Quando, 63 anni fa, al Maracanà, l’Uruguay battè clamorosamente il Brasile nella finalissima dei Mondiali di calcio, con un gol di Ghiggia, lo stadio di Rio divenne una bolgia: decine di spettatori vennero colpiti da infarto e il bilancio risultò tragico con una decina di spettatori morti, due (presumo brasiliani) si suicidarono direttamente dagli spalti. Ieri sera i carioca si sono presi la rivincita sull’Uruguay.

Stasera nell’altra semifinale di Confederations Cup tocca a Italia-Spagna, con la certezza che non ci saranno altre scene apocalittiche perché il risultato sembra scontato: i pronostici sono contro gli azzurri che non potranno, neppure, contare su Balotelli.
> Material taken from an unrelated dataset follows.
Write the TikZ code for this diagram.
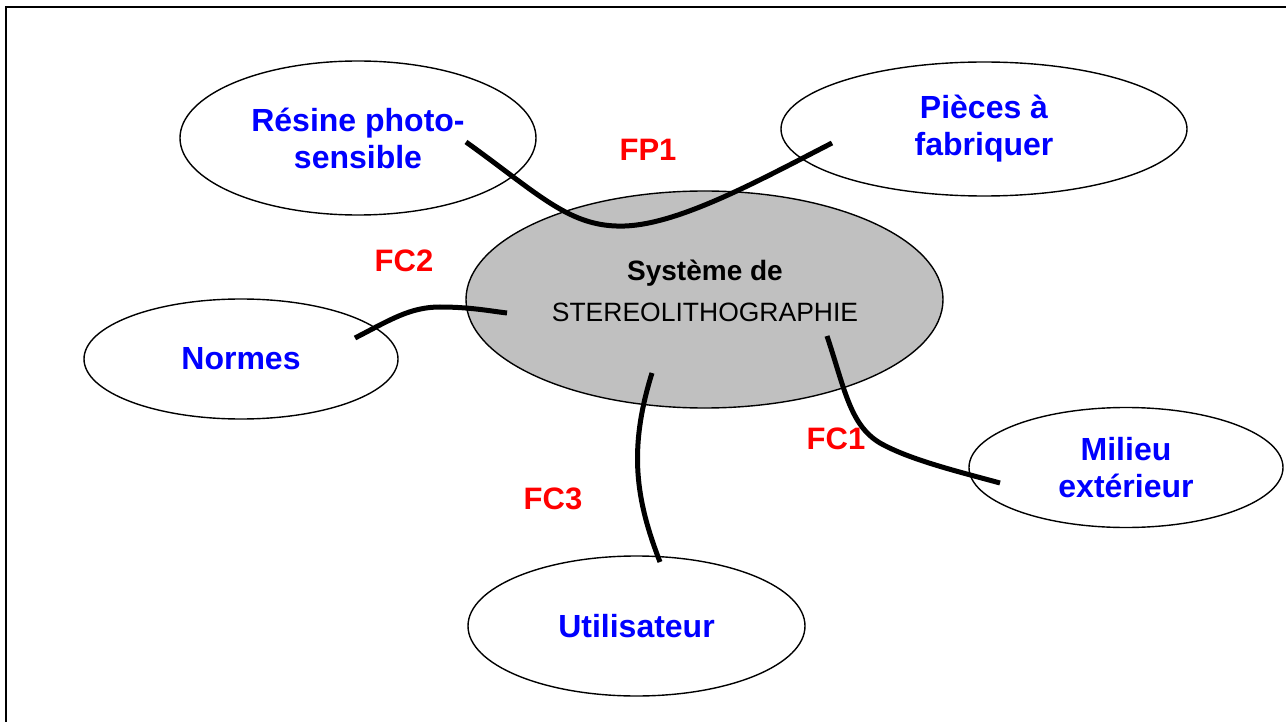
\documentclass[tikz,border=0pt]{standalone}
\usepackage{fontspec}
\setmainfont{Liberation Sans}
\usetikzlibrary{shapes.geometric}
\definecolor{lblue}{RGB}{0,0,255}
\definecolor{lred}{RGB}{255,0,0}
\definecolor{lgray}{RGB}{192,192,192}
\begin{document}
\begin{tikzpicture}[x=1pt,y=-1pt,
  oval/.style={ellipse,draw=black,line width=1.4pt,fill=white,inner sep=0pt,
    text=lblue,align=center,font=\fontsize{32}{37}\selectfont\bfseries},
  flabel/.style={text=lred,font=\fontsize{31}{36}\selectfont\bfseries},
  link/.style={line width=5pt,black,line cap=butt}]
\useasboundingbox (0,0) rectangle (1286,722);
\draw[line width=2.6pt] (6,722) -- (6,7) -- (1286,7);

\node[oval,minimum width=356pt,minimum height=154pt] (res) at (358,138) {Résine photo-\\sensible};
\node[oval,minimum width=406pt,minimum height=134pt] (pie) at (984,129) {Pièces à\\fabriquer};
\node[oval,minimum width=314pt,minimum height=120pt] (nor) at (241,359) {Normes};
\node[oval,minimum width=314pt,minimum height=120pt] (mil) at (1126,467.5) {Milieu\\extérieur};
\node[oval,minimum width=337pt,minimum height=140pt] (uti) at (636.5,626) {Utilisateur};
\node[ellipse,draw=black,line width=1.4pt,fill=lgray,inner sep=0pt,
  minimum width=477pt,minimum height=217pt] (sys) at (704.5,299.5) {};
\node[align=center,inner sep=0pt] (systxt) at (705,291)
  {{\fontsize{28}{34}\selectfont\bfseries Système de}\\[15pt]{\fontsize{26.5}{32}\selectfont STEREOLITHOGRAPHIE}};

\draw[link] ([shift={(108,4)}]res.center) .. controls (540,195) and (570,228) .. (625,226)
  .. controls (680,224) and (760,180) .. ([shift={(-152,14)}]pie.center);
\draw[link] ([shift={(114,-21)}]nor.center) .. controls (390,320) and (410,307) .. (440,307)
  .. controls (470,307) and (490,311) .. ([shift={(-197.5,13.5)}]sys.center);
\draw[link] ([shift={(-52.5,73.5)}]sys.center) .. controls (628,450) and (636,500) .. ([shift={(23.5,-64)}]uti.center);
\draw[link] ([shift={(122.5,36.5)}]sys.center) .. controls (845,390) and (850,425) .. (880,443)
  .. controls (910,460) and (960,472) .. ([shift={(-126,15.5)}]mil.center);

\node[flabel] (fp1) at (648,150) {FP1};
\node[flabel] (fc2) at (404,261) {FC2};
\node[flabel] (fc1) at (836,439) {FC1};
\node[flabel] (fc3) at (553,499) {FC3};
\end{tikzpicture}
\end{document}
Ma un risultato a sorpresa, simile a quello degli uruguagi oltre mezzo secolo fa, sarebbe, invece, il miglior regalo per tutti noi: ci darebbe quella carica che non abbiamo più. Con una crisi economica che non concede tregue, una classe politica allo sbando e un futuro nero, il Maracanà potrebbe compiere il miracolo. Qui ci vuole, davvero, un Pelé italiano. E non solo nel calcio.